WRITTEN PROBLEM: Skip all pictures, then copy the lines from the start of the data through the line with "import numpy as np", keeping both ends.
>> Start SOURCE EXCERPT
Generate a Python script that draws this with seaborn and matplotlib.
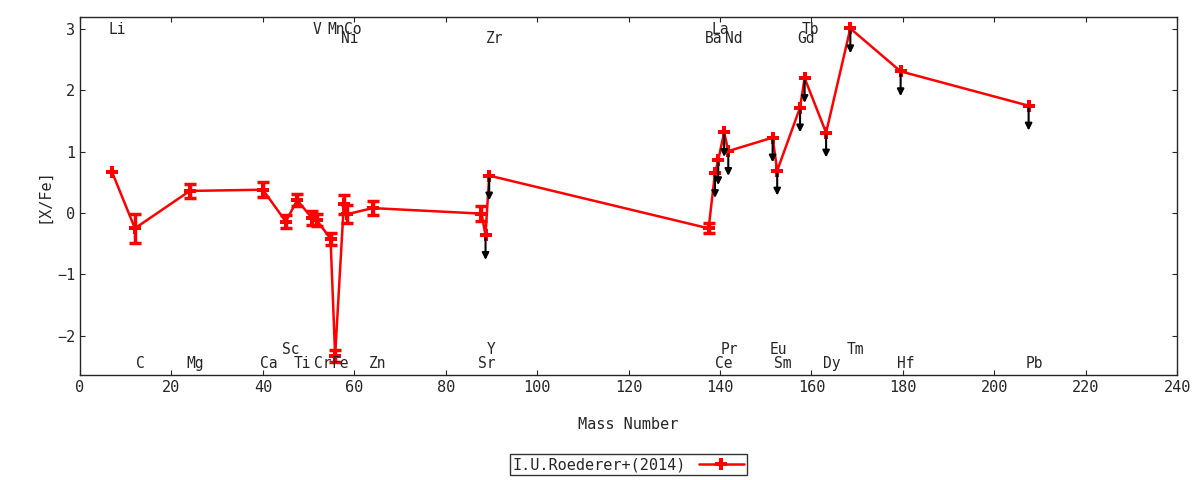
import matplotlib
matplotlib.use("Agg")
import matplotlib.pyplot as plt
import seaborn as sns
import pandas as pd
import numpy as np

elements = ["Li","C","Mg","Ca","Sc","Ti","V","Cr","Mn","Fe","Ni","Co","Zn","Sr","Y","Zr",
            "Ba","La","Ce","Pr","Nd","Eu","Sm","Gd","Tb","Dy","Tm","Hf","Pb"]
mass = [7,12,24,40,45,47.5,50.7,51.8,54.8,55.8,57.7,58.4,64,87.8,88.7,89.5,
        137.5,138.9,139.6,140.9,141.8,151.5,152.5,157.5,158.5,163.2,168.5,179.5,207.5]
value = [0.67,-0.25,0.36,0.38,-0.14,0.21,-0.08,-0.12,-0.42,-2.33,0.14,-0.02,0.08,-0.01,-0.36,0.61,
         -0.25,0.65,0.86,1.32,1.01,1.23,0.69,1.72,2.2,1.31,3.01,2.31,1.75]
err = [0,0.24,0.12,0.12,0.1,0.1,0.12,0.1,0.1,0.1,0.15,0.15,0.12,0.12,0,0,
       0.08,0,0,0,0,0,0,0,0,0,0,0,0]
upper = [0,0,0,0,0,0,0,0,0,0,0,0,0,0,1,1,
         0,1,1,1,1,1,1,1,1,1,1,1,1]
label_y = [3.0,-2.45,-2.45,-2.45,-2.23,-2.45,3.0,-2.45,3.0,-2.45,2.85,3.0,-2.45,-2.45,-2.23,2.85,
           2.85,3.0,-2.45,-2.23,2.85,-2.23,-2.45,2.85,3.0,-2.45,-2.23,-2.45,-2.45]
arrow_len = 0.45

df = pd.DataFrame(dict(el=elements, mass=mass, value=value, err=err, upper=upper, ly=label_y))

sns.set_style("ticks")
plt.rcParams['font.family'] = ['DejaVu Sans Mono']
fig = plt.figure(figsize=(12, 4.8), dpi=100)
ax = fig.add_axes([0.0667, 0.219, 0.9143, 0.746])

for _, r in df[df.upper == 1].iterrows():
    ax.annotate("", xy=(r.mass, r.value - arrow_len), xytext=(r.mass, r.value),
                arrowprops=dict(arrowstyle="-|>", color="black", lw=1.5, mutation_scale=10))

sns.lineplot(data=df, x="mass", y="value", color="red", lw=1.8, ax=ax, sort=True,
             marker="P", markersize=8, markeredgewidth=0, label="I.U.Roederer+(2014)")
e = df[df.err > 0]
ax.errorbar(e.mass, e.value, yerr=e.err, fmt="none", ecolor="red", elinewidth=2.5, capsize=4, capthick=2.5)

for _, r in df.iterrows():
    ax.text(r.mass + 1.2, r.ly, r.el, ha="center", va="center", fontsize=10.5)

ax.set_xlim(0, 240)
ax.set_ylim(-2.64, 3.2)
ax.set_xticks(range(0, 241, 20))
ax.set_yticks([-2, -1, 0, 1, 2, 3])
ax.tick_params(direction="in", top=True, right=True, labelsize=11)
for s in ax.spines.values():
    s.set_linewidth(1)
ax.set_xlabel("Mass Number", fontsize=11, labelpad=16)
ax.set_ylabel("[X/Fe]", fontsize=11)
leg = ax.legend(loc="upper center", bbox_to_anchor=(0.5, -0.2), frameon=True, fancybox=False,
                edgecolor="black", fontsize=11, markerfirst=False, handlelength=3,
                borderpad=0.2)
fig.savefig("out.png", dpi=100)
>> End SOURCE EXCERPT
SOLUTION TO THIS EXERCISE:
Generate a Python script that draws this with seaborn and matplotlib.
import matplotlib
matplotlib.use("Agg")
import matplotlib.pyplot as plt
import seaborn as sns
import pandas as pd
import numpy as np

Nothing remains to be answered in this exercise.